Non-purpose Loan: Using Securities as Collateral Without Investment Intent

2 min read | June 02, 2025 09:44 AM EDT | By Team Kalkine Media

Highlights

  • Backed by securities but not intended for buying or trading securities
  • Commonly used for personal, business, or non-investment-related needs
  • Regulated under Federal Reserve rules to prevent misuse of margin credit

A non-purpose loan is a type of loan in which securities are pledged as collateral, but the borrowed funds are not used to purchase, carry, or trade additional securities. This form of lending is typically employed for non-investment purposes, such as financing a business, paying for education, covering personal expenses, or acquiring real estate.

Unlike margin loans, which are specifically designed to finance securities transactions, non-purpose loans are structured to ensure that the loan proceeds are directed toward activities unrelated to the financial markets. Although both types may use securities as collateral, the distinction lies in the intent and use of the borrowed funds.
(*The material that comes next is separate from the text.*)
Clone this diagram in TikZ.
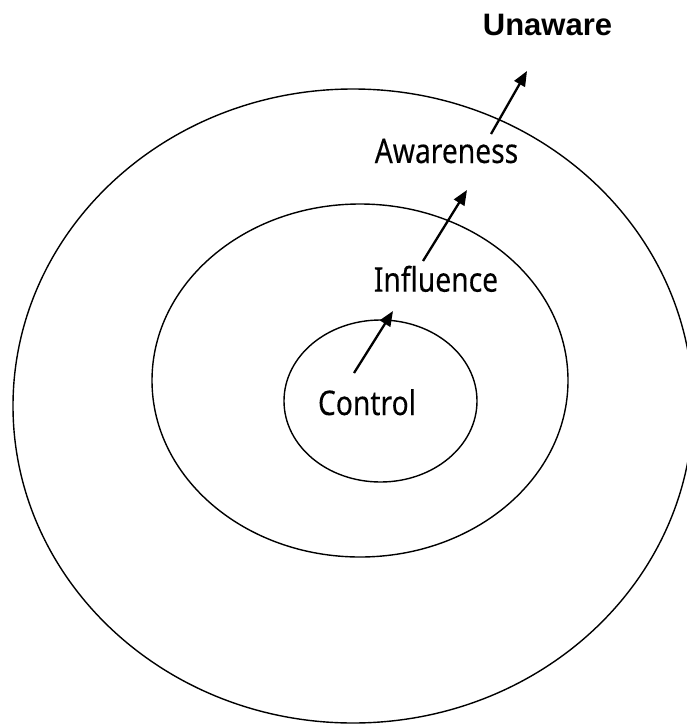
\documentclass[tikz,border=0pt]{standalone}
\usepackage{fontspec}
\usetikzlibrary{arrows.meta}
\newfontfamily\labelfont[FakeStretch=0.83,FakeBold=0.15]{Noto Sans}
\newfontfamily\headfont{Liberation Sans}

\begin{document}
\begin{tikzpicture}[x=1pt,y=-1pt,
  ring/.style={draw=black,line width=1.4pt},
  zonelabel/.style={inner sep=0pt,anchor=base,font=\labelfont\fontsize{34}{40}\selectfont},
  outlabel/.style={inner sep=0pt,anchor=base,font=\headfont\bfseries\fontsize{31}{36}\selectfont},
  push/.style={line width=2.3pt,-{Triangle[length=15pt,width=12pt]}}]
  \useasboundingbox (0,0) rectangle (687,725);
  \clip (0,0) rectangle (687,725);

  % three nested circles of reach
  \draw[ring] (353,406) ellipse [x radius=340pt, y radius=317pt];
  \draw[ring] (360,380.5) ellipse [x radius=208pt, y radius=176.5pt];
  \draw[ring] (380.5,401) ellipse [x radius=96.5pt, y radius=81pt];

  % labels
  \node[outlabel]  (unaware)   at (547.5,36)  {Unaware};
  \node[zonelabel] (awareness) at (446.5,163) {Awareness};
  \node[zonelabel] (influence) at (436,291.7) {Influence};
  \node[zonelabel] (control)   at (367,415)   {Control};

  % arrow ends
  \coordinate (c0) at (354,373);
  \coordinate (c1) at (393,311);
  \coordinate (i0) at (423,261);
  \coordinate (i1) at (467,190);
  \coordinate (a0) at (491,134);
  \coordinate (a1) at (527,71);

  \draw[push] (c0) -- (c1);
  \draw[push] (i0) -- (i1);
  \draw[push] (a0) -- (a1);
\end{tikzpicture}
\end{document}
Non-purpose loans are subject to Regulation U and Regulation X, which are Federal Reserve regulations aimed at preventing excessive credit from being used to fuel speculation in the securities markets. These rules require that the lender confirm and document that the loan proceeds will not be used to purchase or carry margin stocks. This oversight helps maintain stability and integrity in the financial system by discouraging indirect leverage on the markets.
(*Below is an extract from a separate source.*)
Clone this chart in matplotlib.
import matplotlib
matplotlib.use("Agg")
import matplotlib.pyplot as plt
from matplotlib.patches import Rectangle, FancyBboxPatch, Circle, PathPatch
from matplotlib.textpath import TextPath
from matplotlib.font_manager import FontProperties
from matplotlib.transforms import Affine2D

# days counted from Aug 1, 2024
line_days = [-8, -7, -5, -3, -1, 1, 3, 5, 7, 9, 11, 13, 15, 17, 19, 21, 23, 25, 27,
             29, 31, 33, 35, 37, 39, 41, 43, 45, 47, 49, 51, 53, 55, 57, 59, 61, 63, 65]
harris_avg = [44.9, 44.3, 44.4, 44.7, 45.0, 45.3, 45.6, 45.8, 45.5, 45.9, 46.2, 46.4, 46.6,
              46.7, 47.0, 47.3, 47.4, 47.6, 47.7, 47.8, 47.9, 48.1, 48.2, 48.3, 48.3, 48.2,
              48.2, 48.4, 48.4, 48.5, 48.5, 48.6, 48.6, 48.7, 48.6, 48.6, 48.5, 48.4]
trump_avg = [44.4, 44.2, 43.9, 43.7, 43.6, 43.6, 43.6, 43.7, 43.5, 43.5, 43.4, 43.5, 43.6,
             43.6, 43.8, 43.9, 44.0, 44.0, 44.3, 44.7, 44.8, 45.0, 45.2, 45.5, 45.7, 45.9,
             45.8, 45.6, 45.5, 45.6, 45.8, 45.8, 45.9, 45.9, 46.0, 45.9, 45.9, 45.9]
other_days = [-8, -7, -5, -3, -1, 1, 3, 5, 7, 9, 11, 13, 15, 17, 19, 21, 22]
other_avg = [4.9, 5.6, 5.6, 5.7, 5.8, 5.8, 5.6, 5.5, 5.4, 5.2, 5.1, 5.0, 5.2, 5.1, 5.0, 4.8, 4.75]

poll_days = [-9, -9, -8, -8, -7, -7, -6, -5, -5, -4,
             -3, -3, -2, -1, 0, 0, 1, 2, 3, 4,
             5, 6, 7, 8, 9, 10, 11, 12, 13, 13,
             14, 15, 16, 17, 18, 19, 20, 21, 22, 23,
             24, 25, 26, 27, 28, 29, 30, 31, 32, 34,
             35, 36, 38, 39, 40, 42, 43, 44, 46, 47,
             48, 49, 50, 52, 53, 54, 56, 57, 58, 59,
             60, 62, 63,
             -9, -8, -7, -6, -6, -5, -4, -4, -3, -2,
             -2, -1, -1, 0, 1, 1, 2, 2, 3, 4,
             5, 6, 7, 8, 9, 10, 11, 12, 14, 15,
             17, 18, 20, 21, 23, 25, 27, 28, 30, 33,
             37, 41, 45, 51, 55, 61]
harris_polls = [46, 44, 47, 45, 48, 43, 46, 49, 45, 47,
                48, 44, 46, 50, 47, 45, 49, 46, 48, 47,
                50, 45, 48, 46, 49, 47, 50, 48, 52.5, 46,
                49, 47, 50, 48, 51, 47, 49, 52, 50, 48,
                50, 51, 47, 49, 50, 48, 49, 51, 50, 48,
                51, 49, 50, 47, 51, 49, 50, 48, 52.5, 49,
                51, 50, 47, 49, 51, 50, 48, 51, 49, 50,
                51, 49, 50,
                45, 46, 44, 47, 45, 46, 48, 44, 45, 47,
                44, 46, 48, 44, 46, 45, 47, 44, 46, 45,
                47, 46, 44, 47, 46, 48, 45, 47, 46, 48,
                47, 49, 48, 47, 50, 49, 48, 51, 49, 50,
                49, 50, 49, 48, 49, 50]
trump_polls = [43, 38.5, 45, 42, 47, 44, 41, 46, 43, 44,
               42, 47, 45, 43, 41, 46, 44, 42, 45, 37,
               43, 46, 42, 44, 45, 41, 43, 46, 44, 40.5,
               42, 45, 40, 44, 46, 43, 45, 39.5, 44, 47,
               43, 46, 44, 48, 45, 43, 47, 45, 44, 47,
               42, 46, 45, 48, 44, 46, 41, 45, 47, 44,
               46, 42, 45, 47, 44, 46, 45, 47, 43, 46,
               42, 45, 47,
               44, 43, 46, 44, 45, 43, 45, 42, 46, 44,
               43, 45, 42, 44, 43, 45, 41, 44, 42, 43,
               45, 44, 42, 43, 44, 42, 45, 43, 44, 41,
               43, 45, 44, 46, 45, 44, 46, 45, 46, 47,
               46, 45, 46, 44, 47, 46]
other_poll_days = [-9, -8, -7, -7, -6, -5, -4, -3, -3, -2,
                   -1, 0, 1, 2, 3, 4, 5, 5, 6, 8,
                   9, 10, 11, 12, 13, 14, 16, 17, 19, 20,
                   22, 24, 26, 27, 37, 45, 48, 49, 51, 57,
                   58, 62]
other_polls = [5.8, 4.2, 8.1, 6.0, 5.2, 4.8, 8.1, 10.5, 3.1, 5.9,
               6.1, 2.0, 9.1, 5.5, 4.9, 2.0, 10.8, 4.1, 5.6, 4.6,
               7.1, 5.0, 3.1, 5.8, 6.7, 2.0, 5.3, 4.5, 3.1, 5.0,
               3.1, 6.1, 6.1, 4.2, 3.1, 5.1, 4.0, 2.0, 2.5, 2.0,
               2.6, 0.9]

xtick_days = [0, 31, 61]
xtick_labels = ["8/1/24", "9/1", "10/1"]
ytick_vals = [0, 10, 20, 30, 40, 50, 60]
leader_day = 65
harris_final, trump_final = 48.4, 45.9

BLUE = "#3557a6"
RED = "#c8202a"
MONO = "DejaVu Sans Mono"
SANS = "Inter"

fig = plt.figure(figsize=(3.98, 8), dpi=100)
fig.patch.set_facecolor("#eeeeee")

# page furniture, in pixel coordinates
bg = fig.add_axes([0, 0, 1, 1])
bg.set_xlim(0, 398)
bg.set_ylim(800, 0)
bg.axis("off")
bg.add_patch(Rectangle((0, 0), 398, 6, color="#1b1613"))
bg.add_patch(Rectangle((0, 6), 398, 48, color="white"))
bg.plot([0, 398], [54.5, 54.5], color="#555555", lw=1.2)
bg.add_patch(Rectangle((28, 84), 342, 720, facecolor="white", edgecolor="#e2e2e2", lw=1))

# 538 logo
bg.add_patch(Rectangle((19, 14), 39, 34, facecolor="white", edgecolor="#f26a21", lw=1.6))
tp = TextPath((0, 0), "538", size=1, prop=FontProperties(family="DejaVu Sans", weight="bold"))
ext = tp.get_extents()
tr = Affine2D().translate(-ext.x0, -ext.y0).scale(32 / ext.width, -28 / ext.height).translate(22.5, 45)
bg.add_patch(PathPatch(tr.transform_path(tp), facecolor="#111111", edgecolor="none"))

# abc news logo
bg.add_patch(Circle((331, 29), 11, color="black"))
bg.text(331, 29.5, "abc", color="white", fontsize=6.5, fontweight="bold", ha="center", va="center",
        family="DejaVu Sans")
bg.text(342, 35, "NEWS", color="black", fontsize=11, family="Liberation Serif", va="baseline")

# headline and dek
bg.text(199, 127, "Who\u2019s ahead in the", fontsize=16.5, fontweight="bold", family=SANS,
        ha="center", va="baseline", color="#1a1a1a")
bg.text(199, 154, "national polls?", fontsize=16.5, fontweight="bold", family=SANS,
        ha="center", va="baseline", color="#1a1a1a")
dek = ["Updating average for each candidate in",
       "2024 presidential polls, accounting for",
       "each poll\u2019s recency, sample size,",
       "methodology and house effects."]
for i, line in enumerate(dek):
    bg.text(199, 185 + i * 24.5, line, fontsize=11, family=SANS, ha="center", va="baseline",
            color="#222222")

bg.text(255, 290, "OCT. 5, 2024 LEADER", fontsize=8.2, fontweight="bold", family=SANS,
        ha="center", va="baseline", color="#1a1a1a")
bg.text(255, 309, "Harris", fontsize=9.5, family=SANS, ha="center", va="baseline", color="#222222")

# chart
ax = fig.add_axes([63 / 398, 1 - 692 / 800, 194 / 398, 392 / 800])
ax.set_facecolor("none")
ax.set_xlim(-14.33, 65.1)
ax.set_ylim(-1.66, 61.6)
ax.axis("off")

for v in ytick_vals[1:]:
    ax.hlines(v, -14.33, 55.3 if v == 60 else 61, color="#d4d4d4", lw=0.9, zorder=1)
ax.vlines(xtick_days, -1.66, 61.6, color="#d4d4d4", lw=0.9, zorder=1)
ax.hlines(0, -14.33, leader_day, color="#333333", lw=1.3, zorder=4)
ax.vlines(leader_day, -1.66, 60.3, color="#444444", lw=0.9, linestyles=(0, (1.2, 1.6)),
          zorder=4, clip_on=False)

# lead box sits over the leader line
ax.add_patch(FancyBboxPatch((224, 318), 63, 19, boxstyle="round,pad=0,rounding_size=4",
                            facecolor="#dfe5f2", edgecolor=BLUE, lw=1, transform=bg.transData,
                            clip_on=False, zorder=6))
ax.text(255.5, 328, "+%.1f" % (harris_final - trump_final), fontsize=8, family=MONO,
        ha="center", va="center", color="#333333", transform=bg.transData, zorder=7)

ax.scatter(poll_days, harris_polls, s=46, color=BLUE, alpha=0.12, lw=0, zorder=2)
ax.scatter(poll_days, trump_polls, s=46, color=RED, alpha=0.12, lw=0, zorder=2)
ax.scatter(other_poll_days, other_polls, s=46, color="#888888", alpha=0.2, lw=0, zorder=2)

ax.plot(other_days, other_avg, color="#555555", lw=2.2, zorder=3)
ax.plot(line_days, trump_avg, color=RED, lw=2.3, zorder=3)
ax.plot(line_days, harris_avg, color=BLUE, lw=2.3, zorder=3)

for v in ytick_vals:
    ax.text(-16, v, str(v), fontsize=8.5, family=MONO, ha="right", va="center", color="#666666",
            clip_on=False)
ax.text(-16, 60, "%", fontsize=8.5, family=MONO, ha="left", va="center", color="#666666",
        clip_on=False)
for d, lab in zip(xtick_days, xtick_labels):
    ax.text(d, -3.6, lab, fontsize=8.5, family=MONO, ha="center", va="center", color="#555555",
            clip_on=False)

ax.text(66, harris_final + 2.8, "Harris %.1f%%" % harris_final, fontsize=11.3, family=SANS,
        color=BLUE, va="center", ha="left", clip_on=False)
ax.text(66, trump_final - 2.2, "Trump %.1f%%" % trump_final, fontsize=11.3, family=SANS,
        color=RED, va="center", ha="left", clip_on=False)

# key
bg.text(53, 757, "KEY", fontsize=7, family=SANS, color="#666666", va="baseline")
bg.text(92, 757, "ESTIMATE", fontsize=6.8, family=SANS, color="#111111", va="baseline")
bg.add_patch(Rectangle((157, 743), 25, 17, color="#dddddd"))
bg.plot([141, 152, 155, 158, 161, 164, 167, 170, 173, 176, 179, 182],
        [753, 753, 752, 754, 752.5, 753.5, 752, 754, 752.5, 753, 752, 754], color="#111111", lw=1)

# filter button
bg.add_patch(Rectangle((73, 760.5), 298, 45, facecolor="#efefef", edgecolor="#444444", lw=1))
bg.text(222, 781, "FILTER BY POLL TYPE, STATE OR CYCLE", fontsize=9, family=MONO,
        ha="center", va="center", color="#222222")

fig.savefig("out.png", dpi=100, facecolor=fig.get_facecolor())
These loans are often attractive to borrowers who hold a valuable investment portfolio but prefer not to liquidate their securities. By leveraging their holdings as collateral, they can access funds while keeping their investments intact and potentially benefiting from continued market appreciation.

Conclusion
non-purpose loans offer a flexible borrowing option for individuals and businesses that need funds for non-investment uses, while still leveraging their securities portfolio. Regulated to ensure financial market integrity, these loans provide a valuable tool for liquidity without triggering unnecessary asset sales.